Officially, of course, unity - the old carthorse of every Arab nationalist - is being taken for its usual gallop around the ring. Syria has denounced the "massacre" of Jerusalem, the Organisation of the Islamic Conference has condemned the "butchery" at the Dome of the Rock, the Gulf press has called for the relaunching of the "intifada" uprising - without apparently realising an armed version of that same uprising is now under way.

Yasser Arafat and Bashar al-Assad talk of an Arab summit - but the history of the Middle East is papered with Arab summits, most of which formed urgent committees of inquiry that everyone always forgot.

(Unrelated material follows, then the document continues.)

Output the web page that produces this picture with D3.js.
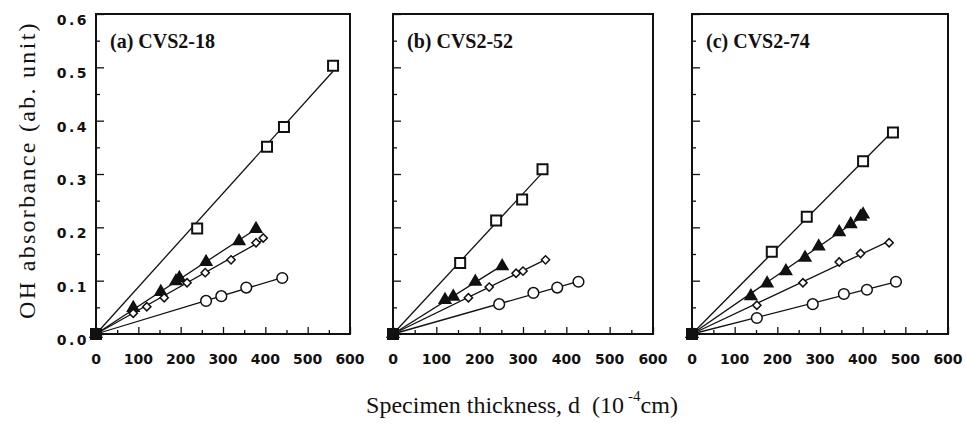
<!DOCTYPE html>
<html>
<head>
<meta charset="utf-8">
<script src="https://cdn.jsdelivr.net/npm/d3@7"></script>
<style>
  body { margin: 0; background: #fff; }
  svg { display: block; }
</style>
</head>
<body>
<script>
let W = 966, H = 424;
let margin = {top: 14, bottom: 90};
let panelLeft = [96, 393, 692];
let panelWidth = [254, 260, 256];
let panelTitles = ["(a) CVS2-18", "(b) CVS2-52", "(c) CVS2-74"];

let xTicks = [0, 100, 200, 300, 400, 500, 600];
let yTicks = [0.0, 0.1, 0.2, 0.3, 0.4, 0.5, 0.6];

// thickness (10^-4 cm) and absorbance, per panel, per marker
let aSquareX = [0, 239, 404, 444, 560];
let aSquareY = [0, 0.198, 0.351, 0.388, 0.503];
let aTriX = [0, 88, 153, 189, 197, 260, 338, 378];
let aTriY = [0, 0.049, 0.079, 0.099, 0.105, 0.135, 0.174, 0.197];
let aDiaX = [0, 88, 120, 161, 215, 258, 319, 378, 395];
let aDiaY = [0, 0.039, 0.051, 0.068, 0.096, 0.115, 0.139, 0.171, 0.18];
let aCircX = [0, 260, 296, 355, 440];
let aCircY = [0, 0.062, 0.071, 0.087, 0.105];

let bSquareX = [0, 155, 238, 298, 345];
let bSquareY = [0, 0.133, 0.213, 0.252, 0.309];
let bTriX = [0, 120, 139, 190, 252];
let bTriY = [0, 0.064, 0.07, 0.098, 0.127];
let bDiaX = [0, 174, 222, 284, 300, 352];
let bDiaY = [0, 0.068, 0.088, 0.114, 0.118, 0.139];
let bCircX = [0, 245, 324, 379, 428];
let bCircY = [0, 0.056, 0.077, 0.087, 0.098];

let cSquareX = [0, 187, 269, 401, 471];
let cSquareY = [0, 0.154, 0.22, 0.324, 0.378];
let cTriX = [0, 138, 176, 220, 265, 297, 345, 372, 395, 401];
let cTriY = [0, 0.071, 0.095, 0.118, 0.143, 0.164, 0.191, 0.206, 0.22, 0.224];
let cDiaX = [0, 152, 260, 345, 395, 462];
let cDiaY = [0, 0.054, 0.096, 0.135, 0.151, 0.171];
let cCircX = [0, 152, 283, 356, 410, 478];
let cCircY = [0, 0.03, 0.056, 0.075, 0.083, 0.098];

let panels = [
  [["square", aSquareX, aSquareY], ["triangle", aTriX, aTriY], ["diamond", aDiaX, aDiaY], ["circle", aCircX, aCircY]],
  [["square", bSquareX, bSquareY], ["triangle", bTriX, bTriY], ["diamond", bDiaX, bDiaY], ["circle", bCircX, bCircY]],
  [["square", cSquareX, cSquareY], ["triangle", cTriX, cTriY], ["diamond", cDiaX, cDiaY], ["circle", cCircX, cCircY]]
];

let svg = d3.select("body").append("svg").attr("width", W).attr("height", H);

let y = d3.scaleLinear().domain([0, 0.6]).range([H - margin.bottom, margin.top]);

let symbols = {
  square: d3.symbol().type(d3.symbolSquare).size(100),
  triangle: d3.symbol().type(d3.symbolTriangle).size(58),
  diamond: d3.symbol().type(d3.symbolSquare).size(34),
  circle: d3.symbol().type(d3.symbolCircle).size(90)
};

panels.forEach((series, i) => {
  let x = d3.scaleLinear().domain([0, 600]).range([panelLeft[i], panelLeft[i] + panelWidth[i]]);
  let g = svg.append("g");

  // fit lines through origin
  series.forEach(([kind, xs, ys]) => {
    let sxy = d3.sum(xs, (v, k) => v * ys[k]);
    let sxx = d3.sum(xs, v => v * v);
    let slope = sxy / sxx;
    let xmax = d3.max(xs);
    g.append("line")
      .attr("x1", x(0)).attr("y1", y(0))
      .attr("x2", x(xmax)).attr("y2", y(slope * xmax))
      .attr("stroke", "#111").attr("stroke-width", 1.3);
  });

  series.forEach(([kind, xs, ys]) => {
    g.selectAll("path." + kind)
      .data(xs.map((v, k) => [v, ys[k]]))
      .enter().append("path")
      .attr("class", kind)
      .attr("d", symbols[kind])
      .attr("transform", d => "translate(" + x(d[0]) + "," + y(d[1]) + ")" + (kind == "diamond" ? " rotate(45)" : ""))
      .attr("fill", d => (kind == "triangle" || d[0] == 0) ? "#111" : "#fff")
      .attr("stroke", "#111")
      .attr("stroke-width", kind == "square" ? 2 : 1.5);
  });

  // inward ticks
  let xAxis = d3.axisBottom(x).tickValues(d3.range(0, 601, 50)).tickSize(-4).tickFormat("");
  g.append("g").attr("transform", "translate(0," + y(0) + ")").call(xAxis)
    .call(a => a.select(".domain").remove())
    .call(a => a.selectAll(".tick line").filter(d => d % 100 == 0).attr("y2", -7))
    .call(a => a.selectAll(".tick line").attr("stroke", "#111").attr("stroke-width", 1.3));
  let yAxis = d3.axisLeft(y).tickValues(d3.range(0, 0.601, 0.05)).tickSize(-4).tickFormat("");
  g.append("g").attr("transform", "translate(" + x(0) + ",0)").call(yAxis)
    .call(a => a.select(".domain").remove())
    .call(a => a.selectAll(".tick line").filter((d, k) => k % 2 == 0).attr("x2", 8))
    .call(a => a.selectAll(".tick line").attr("stroke", "#111").attr("stroke-width", 1.3));

  g.append("rect")
    .attr("x", x(0)).attr("y", y(0.6))
    .attr("width", x(600) - x(0)).attr("height", y(0) - y(0.6))
    .attr("fill", "none").attr("stroke", "#111").attr("stroke-width", 2);

  g.selectAll("text.xt").data(xTicks).enter().append("text")
    .attr("class", "xt")
    .attr("x", d => x(d)).attr("y", y(0) + 30)
    .attr("text-anchor", "middle")
    .attr("font-family", "DejaVu Sans").attr("font-weight", "bold").attr("font-size", 14)
    .attr("fill", "#111")
    .text(d => d);

  g.append("text")
    .attr("x", x(0) + 14).attr("y", y(0.6) + 34)
    .attr("font-family", "Liberation Serif").attr("font-weight", "bold").attr("font-size", 20)
    .attr("fill", "#111")
    .text(panelTitles[i]);

  if (i == 0) {
    g.selectAll("text.yt").data(yTicks).enter().append("text")
      .attr("class", "yt")
      .attr("x", x(0) - 7).attr("y", d => y(d) + 11)
      .attr("text-anchor", "end")
      .attr("font-family", "DejaVu Sans").attr("font-weight", "bold").attr("font-size", 14)
      .attr("letter-spacing", 2.5)
      .attr("fill", "#111")
      .text(d => d.toFixed(1));
  }
});

svg.append("text")
  .attr("transform", "translate(35," + (y(0.3) - 4) + ") rotate(-90)")
  .attr("text-anchor", "middle")
  .attr("font-family", "Liberation Serif").attr("font-size", 24)
  .attr("letter-spacing", 2.3)
  .attr("fill", "#111")
  .text("OH absorbance (ab. unit)");

let xt = svg.append("text")
  .attr("x", 522).attr("y", 413)
  .attr("text-anchor", "middle")
  .attr("font-family", "Liberation Serif").attr("font-size", 24)
  .attr("fill", "#111");
xt.append("tspan").text("Specimen thickness, d\u00a0 (10");
xt.append("tspan").attr("dx", 4).attr("dy", -12).attr("font-size", 15).text("-4");
xt.append("tspan").attr("dy", 12).text("cm)");
</script>
</body>
</html>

But the Arabs have long realised the action taken by their governments is in exactly inverse proportion to their words. When the Israelis are given a rhetoric bath, you can be sure that they have little to worry about. While privately horrified by what they see on their television screens - Middle East stations have shown, repeatedly and in slow-motion, the unexpurgated tape of the 12-year-old boy being killed in Gaza and reported the death yesterday of another boy on the same spot - Arabs have no illusions about their own powerlessness.

A group of Palestinians in the Ein el-Helweh refugee camp in Sidon, Lebanon, demanded the right to march en masse back to Israel but were swiftly told by the Lebanese authorities they would do no such thing. In Ein el-Helweh lives one of the more cynical local Palestinian leaders,who has all along predicted the collapse of the "peace process". Mounir Maqdah, once one of Mr Arafat's trusties in Lebanon whose home was the target of an Israeli helicopter attack in 1996, threatens the resumption of armed Palestinian raids across the southern border of Lebanon.

But don't take him too seriously. He also talks about the start of guerrilla raids from Jordan and Syria, something no sane Syrian or Jordanian leader would ever permit. He asks why the US, which used its "entire military arsenal" to get the refugees back to Kosovo, cannot do the same for the Palestinians of Palestine/Israel. Does one hear hollow laughter in the refugee camps? Or are such comments a sign of real political innocence?